Pasticcio sui capitali scudati: il prelievo rischia di saltare

I dubbi dei tecnici della Camera sull’imposta retroattiva: "Difficile applicarla". Più poteri per il Fisco: potrà torchiare cittadini e aziende senza alcun limite

Pasticcio sui capitali scudati: il prelievo rischia di saltare

Roma - Professori ma un po’ pasticcioni. Sarà stata senz’altro la fretta con cui il decreto è stato scritto (Giarda se n’è lamentato pubblicamente in conferenza stampa, «se avessimo avuto due mesi in più...»), ma analizzando a freddo il testo vengono fuori dei problemi. Uno riguarda i capitali scudati su cui prelevare quel 1,5% che porterebbe 2,19 miliardi di euro nelle casse pubbliche (ma si ipotizza anche un raddoppio al 3%, pari a 4,3 miliardi). Ebbene, i tecnici del servizio Bilancio di Montecitorio hanno studiato la relazione tecnica del governo trovandoci un po’ di cose che non vanno. Il gettito potenziale stimato dall’esecutivo è corretto con le informazioni sui dati sui capitali rientrati, e anche le previsioni sui soldi che potrebbero rientrare di qui in avanti non fa una piega, ma è l’applicazione pratica dell’imposta straordinaria sui capitali già emersi che potrebbe creare difficoltà.
«Tale situazione - scrivono gli esperti della Camera - potrebbe verificarsi nel caso in cui il contribuente scudato ha investito i capitali emersi in altre attività finanziarie ovvero ha spostato la sua posizione presso un altro intermediario. In tale ultimo caso, in cui il vecchio intermediario non ha la provvista e il nuovo non ha la dichiarazione riservata, non appare chiaro quale debba essere il sostituto di imposta». In parole semplici, chi negli anni scorsi ha fatto rientrare i soldi in Italia, pagando l’imposta prevista da Tremonti, potrebbe nel frattempo averli spostati o investiti, e quindi non sarebbe chiaro in che modo lo Stato potrebbe richiedere il nuovo versamento. Rivalersi sull’intermediario (di solito una banca), chiedendo di segnalare all’Agenzia delle entrate chi ha spostato la provvista? Non è così semplice, perché non è affatto detto - i tecnici chiedono «chiarimenti» in proposito al governo - che l’eventuale segnalazione all’Agenzia delle entrate «sia compatibile con la garanzia di anonimato prevista dalla normativa vigente». Insomma, un pasticcio tutto da chiarire.
Quel che è certo, invece, è che non esisteranno più segreti per il Fisco, almeno per quanto riguarda i cittadini normali.
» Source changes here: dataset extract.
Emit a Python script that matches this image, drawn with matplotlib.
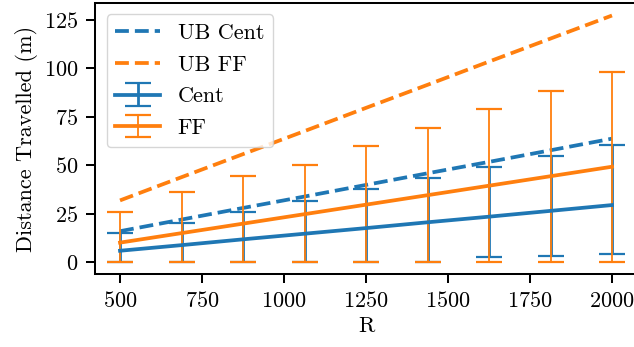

Con la manovra Monti il Fisco potrà guardare in ogni momento nei nostri conti correnti e vedere movimenti e operazioni quasi in tempo reale. Sarà obbligo per le banche inviare periodicamente le informazioni finanziare che ci riguardano al Fisco. Viene invertito il meccanismo: mentre finora era l’Agenzia delle entrate, se insospettita, a chiedere informazioni agli intermediari, ora saranno questi ultimi a informare continuamente lo Stato su quanto spendiamo e come investiamo i nostri soldi. Per stanare, si spera, i milioni di furbi che dichiarano 10 ma spendono 100.
Vita più dura anche per le imprese, sempre con lo stesso obiettivo, la lotta all’evasione, ma con complicazioni immediate per la vita degli imprenditori per bene. La nuova norma abroga infatti una misura introdotta da Tremonti che fissava un codice di comportamento sulla durata dei controlli nelle aziende più piccole e sulla programmazione delle verifiche. Viene cancellato il limite dei 15 giorni per la conclusione dei controlli, e la disposizione sulla cadenza semestrale. In altre parole, mani libere per torchiare le aziende.


Strumenti possibili per la lotta all’evasione, per il momento grane certe in più per imprese e contribuenti, nudi di fronte al Fisco. E l’aumento dell’Irpef? Sembra scongiurato, in compenso il governo studia un aumento delle addizionali regionali. Si punta al record di pressione fiscale in Europa.